We had an abortion, we’re fine, thank you!

Making access to abortion more difficult is a way to change the nature of women’s lives. It also unsettles the social position of women in those countries that in the sixties and seventies, after a century or so of illegality, legalized access to contraception and to abortion.

In Texas, a recent court decision authorized HB2, a bill designed to make access to abortion more humiliating and difficult, even impossible for the most vulnerable women. Last week Democracy Now broadcast from San Antonio, “the last outpost for legal abortion in Texas,” in order to focus on this new attack on women’s lives. The shows featured Jeffrey Hons, CEO of Planned Parenthood in Texas, and Lindsay Rodriguez, President of the Lilith Fund, which provides financial support to women in Texas who cannot afford an abortion.

Responding to Senator Wendy Davis’ revelation in her new campaign memoir that she had an abortion, Hons explained, “A woman should be allowed all the privacy to have this healthcare and not have to reveal it to every one and then, at the same time…it’s as though when a woman will have the courage to share a story, that it humanizes it, and it makes everyone realize that these decisions are very complicated, very personal, very difficult…”

It was also very difficult also for a young woman in Pennsylvania to terminate an unwanted pregnancy, because services were too far and too expensive. Her mother went to the Internet and found a way to help her daughter. She purchased mifepristone (formerly called RU-486) and misoprostol pills, which was what she could afford. For that `crime’, the mother was sent to jail. She had no access to suitable services and yet was denounced by the hospital, condemned by the judicial system and pilloried by the media.

In Texas and other places where abortion is formally legal, abortion has remained taboo as if it were an unspeakable last result or an impossible choice for women. Women are meant to be ashamed because [a] they have violated the privacy of the household and [b] they are women seeking reproductive health. In recent years, safety and security rhetoric has led to the re-emergence of the argument that endangering the life of the mother justifies curtailing her right to control over her body.

On September 27, 2014, Sabine Lambert addressed these issues at the “Feminist Struggles and Reflections to Advance Society” forum in Paris. Lambert belongs to the collective group “We had an abortion, we’re fine, thank you” (nous avons avorté, nous allons bien, merci). The group formed to create spaces to liberate women from the politics of guilt and shame regarding their decisions by exchanging stories and insights with other women. Instead of leaving abortion in the private sphere, they present abortion as a possible occurrence in women’s lives that carries no particular shame or guilt. After all a woman spends more time avoiding pregnancy than being pregnant.

In France, abortion is free, a recognized as a right, and still relatively easy to access. Nevertheless, it is often described as a traumatizing event carrying terrible consequences for the mental well being of women. In recent years, these descriptions have become more prevalent. The idea that abortion should be averted by any means has prevailed, despite the fact that abortion has always existed and contraception will never be an absolute means of reproductive control.

In France and across Europe, the notion of post-abortive syndrome has surfaced.
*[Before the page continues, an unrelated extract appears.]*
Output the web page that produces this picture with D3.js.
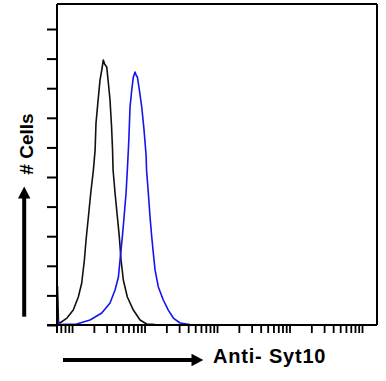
<!DOCTYPE html>
<html>
<head>
<meta charset="utf-8">
<script src="https://cdn.jsdelivr.net/npm/d3@7"></script>
<style>
  html, body { margin: 0; padding: 0; background: #fff; }
  svg { display: block; }
</style>
</head>
<body>
<svg id="chart" width="386" height="381"></svg>
<script>
// ---- data (fluorescence intensity on log axis, cell counts) ----
const controlX = [6.3, 6.5, 6.8, 8.5, 10.4, 12.2, 13.6, 14.8, 15.6, 16.8, 18.1, 19.7, 20.8, 21.4, 23.1, 24.3, 25.7, 27.0, 28.1, 30.1, 31.7, 33.4, 35.1, 36.2, 36.8, 39.2, 42.2, 44.9, 47.4, 51.0, 57.9, 70.1, 86.7, 107, 140];
const controlY = [26.4, 2.0, 1.35, 4.7, 10.1, 18.9, 28.4, 43.9, 57.4, 73.0, 89.2, 104.7, 118.2, 136.5, 154.1, 165.5, 172.3, 179.1, 176.4, 174.3, 163.5, 152.0, 133.8, 118.2, 104.7, 89.2, 73.0, 59.5, 43.9, 30.4, 18.9, 10.1, 3.4, 0.7, 0.3];
const antibodyX = [6.3, 6.6, 6.8, 11.6, 17.7, 25.7, 33.4, 39.2, 43.6, 45.9, 49.4, 52.2, 55.6, 57.9, 59.8, 60.7, 63.1, 66.6, 70.1, 74.0, 76.4, 79.6, 84.8, 91.5, 98.4, 105, 106.6, 112.8, 119.1, 125.7, 132.2, 139.6, 155, 181.5, 212.8, 249.5, 309, 424];
const antibodyY = [3.4, 0.7, 0.3, 0.7, 3.4, 8.1, 14.9, 23.6, 32.4, 43.9, 59.5, 73.0, 89.2, 104.7, 118.2, 125.0, 147.3, 158.8, 167.6, 170.9, 168.9, 167.6, 158.8, 147.3, 131.8, 114.9, 104.7, 89.2, 73.0, 59.5, 48.6, 37.2, 25.7, 16.9, 10.1, 4.7, 1.35, 0.3];
const yTickValues = [0, 20, 40, 60, 80, 100, 120, 140, 160, 180, 200];
const xLabel = "Anti- Syt10";
const yLabel = "# Cells";

// ---- layout ----
const L = 57, R = 377, T = 4, B = 325;
const svg = d3.select("#chart");

const x = d3.scaleLog().domain([6.2, 161000]).range([L, R]);
const y = d3.scaleLinear().domain([0, 216.9]).range([B, T]);

// y ticks
const yAxis = svg.append("g")
  .attr("transform", `translate(${L},0)`)
  .call(d3.axisLeft(y).tickValues(yTickValues).tickSize(10).tickFormat(""));
yAxis.select(".domain").remove();
yAxis.selectAll(".tick line").attr("stroke", "#000").attr("stroke-width", 2);

// x ticks (log minor/major)
const xAxis = svg.append("g")
  .attr("transform", `translate(0,${B})`)
  .call(d3.axisBottom(x).ticks(10).tickSize(8).tickFormat(""));
xAxis.select(".domain").remove();
xAxis.selectAll(".tick line").attr("stroke", "#000").attr("stroke-width", 1.8);

// curves
const line = d3.line().x(d => x(d[0])).y(d => y(d[1]));
svg.append("path")
  .datum(controlX.map((v, i) => [v, controlY[i]]))
  .attr("d", line).attr("fill", "none")
  .attr("stroke", "#111").attr("stroke-width", 1.6).attr("stroke-linejoin", "round");
svg.append("path")
  .datum(antibodyX.map((v, i) => [v, antibodyY[i]]))
  .attr("d", line).attr("fill", "none")
  .attr("stroke", "#1414f0").attr("stroke-width", 1.6).attr("stroke-linejoin", "round");

// frame
const frame = svg.append("g").attr("stroke", "#000").attr("stroke-width", 2).attr("fill", "none");
frame.append("line").attr("x1", L).attr("x2", L).attr("y1", T).attr("y2", B + 8);
frame.append("line").attr("x1", L - 10).attr("x2", R).attr("y1", B).attr("y2", B);
frame.append("line").attr("x1", L).attr("x2", R).attr("y1", T).attr("y2", T);
frame.append("line").attr("x1", R).attr("x2", R).attr("y1", T).attr("y2", B);

// y arrow
svg.append("rect").attr("x", 22.2).attr("y", 196).attr("width", 4).attr("height", 120.7).attr("fill", "#000");
svg.append("path").attr("d", "M24.2,186.5 L30.4,198.5 L18,198.5 Z").attr("fill", "#000");
// x arrow
svg.append("rect").attr("x", 63).attr("y", 358).attr("width", 130).attr("height", 4).attr("fill", "#000");
svg.append("path").attr("d", "M203.3,360 L191.5,366.3 L191.5,353.7 Z").attr("fill", "#000");

// labels
svg.append("text")
  .attr("transform", "translate(33.3,144) rotate(-90)")
  .attr("text-anchor", "middle")
  .style("font-family", "'Liberation Sans', Arial, sans-serif")
  .style("font-weight", "bold").style("font-size", "19px")
  .text(yLabel);
svg.append("text")
  .attr("x", 213).attr("y", 362.7)
  .style("font-family", "'Liberation Sans', Arial, sans-serif")
  .style("font-weight", "bold").style("font-size", "20px")
  .style("letter-spacing", "0.8px")
  .text(xLabel);
</script>
</body>
</html>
This so-called syndrome has no scientific support. Nevertheless, a well known professor of medicine wrote in a popular medical publication that scientific studies should not be necessary to prove that a woman who had an abortion is inclined to psychological distress and extreme suffering. In Texas, a Republican delegate candidate has argued that women who have undergone abortion are prone to drug abuse, alcoholism, and suicide. Both doctor and delegate are wrong.

Women who have gone through abortions know better. According to Sabine Lambert, we need to go beyond the right to control our body and recognize that our mind is also ours. On her group’s website many women have written that they felt ashamed for not feeling negative after their abortions. Describing their experiences, which were not always easy, the women say they do not regret anything. Many say that in their mind the result of a sexual encounter was not the fetus. Sabine suggested that the image of the monstrous woman underlies the stigmatization of abortion. The woman who had an abortion and feels fine commits a double transgression. First she refuses maternity, and second she’s ok. She deviates twice from the patriarchal feminine social norm.

Sabine’s group organized to demand a woman’s right to abort with head held high. The right to abort should not be limited to begging for the crumbs of tolerance or struggling for a loosening of the noose around the neck. There is no shame or guilt for the women in Texas, Pennsylvania or France. We should demand respect for their decision, as we should recognize their struggle as political, not private.